No Verão passado, a mesma discussão
atravessou os Estados Unidos de lés a lés. O “New York Times”
(aqui) detectou rabiscos pintados nos frágeis
saguaros que deram nome ao famoso Parque Nacional do oeste americano; trilhos
pintados; inscrições em desfiladeiros; pinturas rupestres grosseiramente
manipuladas. No total, o Serviço Nacional de Parques estimava que 9.000 sítios
de interesse histórico ou natural tinham sido deliberadamente danificados desde
2009, incluindo o icónico Memorial a Lincoln em Washington.
Os vigilantes da natureza escutados pelo
jornal deram um contributo para a discussão, lembrando que, na era anterior à
Internet, sempre existiram actos deste género, mas eles circunscreviam-se à
geografia do local. Só eram visíveis quando o visitante seguinte chegasse ao
local. E são tão antigos como a espécie humana. Numa investigação divulgada
pela National Geographic em Dezembro do ano passado,
detectou-se que alguns rabiscos nas paredes do Coliseu de Roma tinham dois mil
anos.
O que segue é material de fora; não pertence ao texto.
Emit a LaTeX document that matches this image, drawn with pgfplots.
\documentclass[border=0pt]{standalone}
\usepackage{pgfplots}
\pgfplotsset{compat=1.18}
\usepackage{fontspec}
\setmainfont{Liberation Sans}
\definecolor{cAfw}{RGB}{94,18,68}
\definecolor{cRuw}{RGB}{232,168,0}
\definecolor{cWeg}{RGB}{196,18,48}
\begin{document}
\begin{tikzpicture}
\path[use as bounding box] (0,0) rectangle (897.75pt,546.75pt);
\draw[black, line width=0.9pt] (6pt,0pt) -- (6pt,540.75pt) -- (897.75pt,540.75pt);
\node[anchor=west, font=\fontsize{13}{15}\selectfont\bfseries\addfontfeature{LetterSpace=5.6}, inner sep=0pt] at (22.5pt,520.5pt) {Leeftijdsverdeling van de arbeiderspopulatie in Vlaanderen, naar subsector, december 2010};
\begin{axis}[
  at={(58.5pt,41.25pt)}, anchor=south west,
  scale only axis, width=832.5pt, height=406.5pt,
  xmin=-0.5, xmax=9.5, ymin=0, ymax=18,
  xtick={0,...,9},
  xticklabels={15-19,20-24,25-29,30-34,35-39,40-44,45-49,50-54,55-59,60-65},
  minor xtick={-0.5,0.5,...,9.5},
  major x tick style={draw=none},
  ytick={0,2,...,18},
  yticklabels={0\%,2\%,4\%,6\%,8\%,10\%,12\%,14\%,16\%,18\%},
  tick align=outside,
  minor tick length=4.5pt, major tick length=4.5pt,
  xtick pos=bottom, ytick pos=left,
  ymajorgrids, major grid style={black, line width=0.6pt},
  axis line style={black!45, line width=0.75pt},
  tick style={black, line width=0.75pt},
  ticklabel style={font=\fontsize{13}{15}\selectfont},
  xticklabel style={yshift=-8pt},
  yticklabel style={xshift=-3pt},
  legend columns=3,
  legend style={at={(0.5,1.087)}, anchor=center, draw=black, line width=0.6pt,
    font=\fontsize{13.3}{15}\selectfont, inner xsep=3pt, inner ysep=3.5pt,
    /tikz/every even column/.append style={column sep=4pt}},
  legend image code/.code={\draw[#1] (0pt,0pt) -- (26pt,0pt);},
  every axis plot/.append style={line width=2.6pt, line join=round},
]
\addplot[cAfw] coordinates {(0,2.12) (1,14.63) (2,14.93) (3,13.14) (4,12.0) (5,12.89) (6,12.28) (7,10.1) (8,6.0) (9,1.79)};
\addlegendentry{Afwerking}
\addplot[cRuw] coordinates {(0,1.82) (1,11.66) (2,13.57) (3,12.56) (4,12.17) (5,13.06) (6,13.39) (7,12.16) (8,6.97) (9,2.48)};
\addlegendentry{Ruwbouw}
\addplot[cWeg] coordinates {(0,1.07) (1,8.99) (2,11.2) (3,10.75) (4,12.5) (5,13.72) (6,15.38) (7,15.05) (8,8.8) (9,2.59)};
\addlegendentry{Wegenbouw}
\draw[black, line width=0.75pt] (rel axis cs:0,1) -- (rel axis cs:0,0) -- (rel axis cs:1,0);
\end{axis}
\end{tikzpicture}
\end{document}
Tal como John e Vanda professam hoje o seu amor gravando ali um coração,
também Iulius Maximus lá quis deixar uma inscrição no século I d.C.
Hoje, porém, com a proliferação das redes
sociais, o vandalismo ganha asas... geográficas. Um rabisco num saguaro remoto
torna-se a pena no chapéu dos vândalos de trazer por casa, que afixam a proeza
e recebem gratificação imediata. Poderá ser esse o factor que despoleta a
explosão destas manifestações?
Lapa de Santa Margarida. Fotografia de Paulo Rolão. |
Não existem dados suficientes para ligar
os dois fenómenos e manifestações tão amplas não costumam ter causas tão
redutoras. Num livro recente (“The Destruction of Art: Iconoclasm and Vandalism
Since the French Revolution”, 2013) Dario Gamboni lista dezenas de incidentes
gratuitos de destruição de expressões artísticas, desde o homem que destruiu a
martelo o famoso vaso Portland (já lembrado aqui), ao doente que atirou ácido contra o quadro de
Rembrandt ou ao turista que destruiu um dedo da estátua do David de Miguel
Ângelo em 1991. O historiador argumenta que a maior parte dos incidentes foi, à
época, construído como um acto lunático e demente, mas serviu diferentes
causas, desde o protesto contra determinada corrente artística à expressão de
raiva em público para chamar atenção para outras causas. E afinal a inscrição
de Iulius Maximus foi seguramente entendida no século I como um acto de
profanação e hoje constitui uma curiosidade histórica.
Gostava de ter respostas mais categóricas
para os “meus” painéis tombados. Tenho sérias dúvidas de que eles não sejam
muito diferentes dos rabiscos nos saguaros frágeis. Ou nas carruagens de metro
das cidades. Ou nas paredes do velho Coliseu. São manifestações de vaidade e
egoísmo, tiques de agentes sociais que precisam desesperadamente de sublinhar o
seu carácter especial face ao resto da multidão. De alguma forma, marcam uma
época – a nossa. Mas não com o cunho pretendido pelos seus autores.